- Goal: The lines from the top of the material below through the line containing "0.6523, 0.6512, 0.6484, 0.648]" are to be printed exactly, with pictures omitted.

[BEGIN Stored data]

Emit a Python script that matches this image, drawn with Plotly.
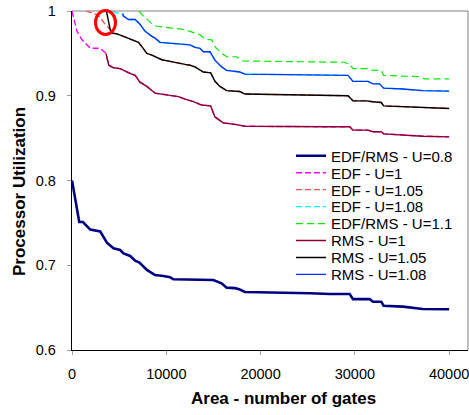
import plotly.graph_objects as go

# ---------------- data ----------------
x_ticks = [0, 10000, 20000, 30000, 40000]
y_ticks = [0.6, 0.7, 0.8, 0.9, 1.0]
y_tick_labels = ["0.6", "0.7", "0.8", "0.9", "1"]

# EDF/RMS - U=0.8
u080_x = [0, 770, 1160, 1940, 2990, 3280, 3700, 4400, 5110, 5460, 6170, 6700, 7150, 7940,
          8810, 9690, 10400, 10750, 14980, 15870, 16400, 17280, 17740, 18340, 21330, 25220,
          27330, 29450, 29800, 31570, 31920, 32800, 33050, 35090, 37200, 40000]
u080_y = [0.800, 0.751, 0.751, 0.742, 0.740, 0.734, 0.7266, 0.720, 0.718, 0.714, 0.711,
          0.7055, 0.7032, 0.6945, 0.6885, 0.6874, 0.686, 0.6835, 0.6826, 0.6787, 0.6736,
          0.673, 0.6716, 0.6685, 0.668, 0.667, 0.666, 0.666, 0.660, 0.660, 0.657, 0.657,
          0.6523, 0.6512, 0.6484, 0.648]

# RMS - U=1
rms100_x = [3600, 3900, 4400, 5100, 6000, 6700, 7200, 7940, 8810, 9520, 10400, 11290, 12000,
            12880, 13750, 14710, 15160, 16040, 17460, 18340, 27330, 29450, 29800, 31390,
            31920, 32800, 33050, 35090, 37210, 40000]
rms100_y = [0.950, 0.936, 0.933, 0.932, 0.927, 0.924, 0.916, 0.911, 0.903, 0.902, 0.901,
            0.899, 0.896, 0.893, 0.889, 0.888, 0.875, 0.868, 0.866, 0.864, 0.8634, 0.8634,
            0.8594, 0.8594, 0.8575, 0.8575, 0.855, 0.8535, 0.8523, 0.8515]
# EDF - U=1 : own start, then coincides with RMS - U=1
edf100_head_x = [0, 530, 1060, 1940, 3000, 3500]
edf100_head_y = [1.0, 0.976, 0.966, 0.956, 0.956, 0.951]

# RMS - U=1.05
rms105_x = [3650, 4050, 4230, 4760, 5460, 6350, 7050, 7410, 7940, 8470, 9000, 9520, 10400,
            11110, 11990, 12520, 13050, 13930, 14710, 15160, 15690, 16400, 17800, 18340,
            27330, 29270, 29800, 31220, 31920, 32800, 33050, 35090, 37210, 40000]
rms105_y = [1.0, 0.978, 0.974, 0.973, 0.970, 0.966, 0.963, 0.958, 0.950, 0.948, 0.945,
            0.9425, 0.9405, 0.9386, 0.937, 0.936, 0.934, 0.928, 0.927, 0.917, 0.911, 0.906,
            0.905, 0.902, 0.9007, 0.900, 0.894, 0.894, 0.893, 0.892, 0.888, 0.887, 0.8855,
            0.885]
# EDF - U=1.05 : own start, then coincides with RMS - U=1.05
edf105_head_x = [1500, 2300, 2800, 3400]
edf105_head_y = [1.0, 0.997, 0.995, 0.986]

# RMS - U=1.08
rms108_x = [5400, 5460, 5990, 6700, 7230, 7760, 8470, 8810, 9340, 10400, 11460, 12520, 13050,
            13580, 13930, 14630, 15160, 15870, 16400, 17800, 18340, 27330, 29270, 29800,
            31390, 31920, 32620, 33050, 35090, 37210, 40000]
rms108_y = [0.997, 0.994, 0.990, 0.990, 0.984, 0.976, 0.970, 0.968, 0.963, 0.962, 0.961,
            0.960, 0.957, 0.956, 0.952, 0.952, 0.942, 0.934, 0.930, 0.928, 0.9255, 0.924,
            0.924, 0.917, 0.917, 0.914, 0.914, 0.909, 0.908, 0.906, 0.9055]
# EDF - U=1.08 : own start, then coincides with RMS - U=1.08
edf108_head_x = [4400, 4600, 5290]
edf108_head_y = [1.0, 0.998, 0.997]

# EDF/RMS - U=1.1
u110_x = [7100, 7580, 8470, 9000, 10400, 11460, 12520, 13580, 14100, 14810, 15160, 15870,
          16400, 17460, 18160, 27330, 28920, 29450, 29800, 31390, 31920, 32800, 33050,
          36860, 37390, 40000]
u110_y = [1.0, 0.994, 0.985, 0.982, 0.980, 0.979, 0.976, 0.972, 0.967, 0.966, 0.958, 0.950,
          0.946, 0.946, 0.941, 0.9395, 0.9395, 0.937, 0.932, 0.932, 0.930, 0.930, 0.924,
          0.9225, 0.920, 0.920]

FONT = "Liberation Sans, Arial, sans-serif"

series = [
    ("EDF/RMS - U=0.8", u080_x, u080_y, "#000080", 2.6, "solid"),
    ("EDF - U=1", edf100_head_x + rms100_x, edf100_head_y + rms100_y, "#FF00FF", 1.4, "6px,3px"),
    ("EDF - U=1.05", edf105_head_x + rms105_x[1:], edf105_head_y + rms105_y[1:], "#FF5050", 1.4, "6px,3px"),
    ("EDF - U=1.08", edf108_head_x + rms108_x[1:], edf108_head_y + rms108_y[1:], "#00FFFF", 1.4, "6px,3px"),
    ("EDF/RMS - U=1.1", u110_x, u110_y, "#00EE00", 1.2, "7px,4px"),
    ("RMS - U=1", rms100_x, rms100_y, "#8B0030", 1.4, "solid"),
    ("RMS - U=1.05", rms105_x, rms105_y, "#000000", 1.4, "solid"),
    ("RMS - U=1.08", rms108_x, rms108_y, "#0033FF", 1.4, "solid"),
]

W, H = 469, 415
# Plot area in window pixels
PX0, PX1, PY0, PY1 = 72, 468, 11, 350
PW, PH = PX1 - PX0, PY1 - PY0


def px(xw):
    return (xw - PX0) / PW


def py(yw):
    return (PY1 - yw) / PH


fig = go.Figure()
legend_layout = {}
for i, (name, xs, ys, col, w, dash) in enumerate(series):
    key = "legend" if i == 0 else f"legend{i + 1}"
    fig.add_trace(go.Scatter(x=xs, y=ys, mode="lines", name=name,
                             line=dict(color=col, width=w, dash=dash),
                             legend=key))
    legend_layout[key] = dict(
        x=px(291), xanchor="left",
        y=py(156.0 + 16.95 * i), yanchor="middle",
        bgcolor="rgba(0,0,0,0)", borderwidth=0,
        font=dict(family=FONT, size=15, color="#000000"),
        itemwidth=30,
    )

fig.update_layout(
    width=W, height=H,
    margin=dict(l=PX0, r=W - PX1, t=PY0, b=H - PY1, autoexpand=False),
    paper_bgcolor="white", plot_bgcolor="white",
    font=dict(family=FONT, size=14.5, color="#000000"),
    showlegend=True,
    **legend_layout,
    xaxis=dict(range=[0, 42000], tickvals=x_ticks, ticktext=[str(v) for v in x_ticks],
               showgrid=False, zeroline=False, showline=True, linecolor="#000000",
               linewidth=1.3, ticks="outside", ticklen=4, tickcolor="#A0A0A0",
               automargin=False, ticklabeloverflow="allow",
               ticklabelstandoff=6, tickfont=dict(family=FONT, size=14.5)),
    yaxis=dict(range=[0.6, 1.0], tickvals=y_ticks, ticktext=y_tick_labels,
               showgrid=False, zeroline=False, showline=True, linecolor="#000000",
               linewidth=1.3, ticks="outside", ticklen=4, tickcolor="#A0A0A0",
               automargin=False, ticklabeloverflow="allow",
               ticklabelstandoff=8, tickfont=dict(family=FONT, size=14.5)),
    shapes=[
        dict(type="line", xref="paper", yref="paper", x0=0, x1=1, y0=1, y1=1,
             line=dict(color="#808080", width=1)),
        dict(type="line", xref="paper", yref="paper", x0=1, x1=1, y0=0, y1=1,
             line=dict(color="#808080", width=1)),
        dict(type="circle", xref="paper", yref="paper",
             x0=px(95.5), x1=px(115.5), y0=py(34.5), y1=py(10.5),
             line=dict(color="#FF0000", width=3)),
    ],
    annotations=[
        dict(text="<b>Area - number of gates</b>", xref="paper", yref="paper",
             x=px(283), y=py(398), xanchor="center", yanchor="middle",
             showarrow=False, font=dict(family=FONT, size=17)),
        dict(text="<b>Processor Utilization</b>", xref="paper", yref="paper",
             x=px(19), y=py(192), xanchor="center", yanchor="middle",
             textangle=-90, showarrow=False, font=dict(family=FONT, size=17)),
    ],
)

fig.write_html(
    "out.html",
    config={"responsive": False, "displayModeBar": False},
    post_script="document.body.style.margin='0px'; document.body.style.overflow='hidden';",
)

[END Stored data]

- Response below:
Emit a Python script that matches this image, drawn with Plotly.
import plotly.graph_objects as go

# ---------------- data ----------------
x_ticks = [0, 10000, 20000, 30000, 40000]
y_ticks = [0.6, 0.7, 0.8, 0.9, 1.0]
y_tick_labels = ["0.6", "0.7", "0.8", "0.9", "1"]

# EDF/RMS - U=0.8
u080_x = [0, 770, 1160, 1940, 2990, 3280, 3700, 4400, 5110, 5460, 6170, 6700, 7150, 7940,
          8810, 9690, 10400, 10750, 14980, 15870, 16400, 17280, 17740, 18340, 21330, 25220,
          27330, 29450, 29800, 31570, 31920, 32800, 33050, 35090, 37200, 40000]
u080_y = [0.800, 0.751, 0.751, 0.742, 0.740, 0.734, 0.7266, 0.720, 0.718, 0.714, 0.711,
          0.7055, 0.7032, 0.6945, 0.6885, 0.6874, 0.686, 0.6835, 0.6826, 0.6787, 0.6736,
          0.673, 0.6716, 0.6685, 0.668, 0.667, 0.666, 0.666, 0.660, 0.660, 0.657, 0.657,
          0.6523, 0.6512, 0.6484, 0.648]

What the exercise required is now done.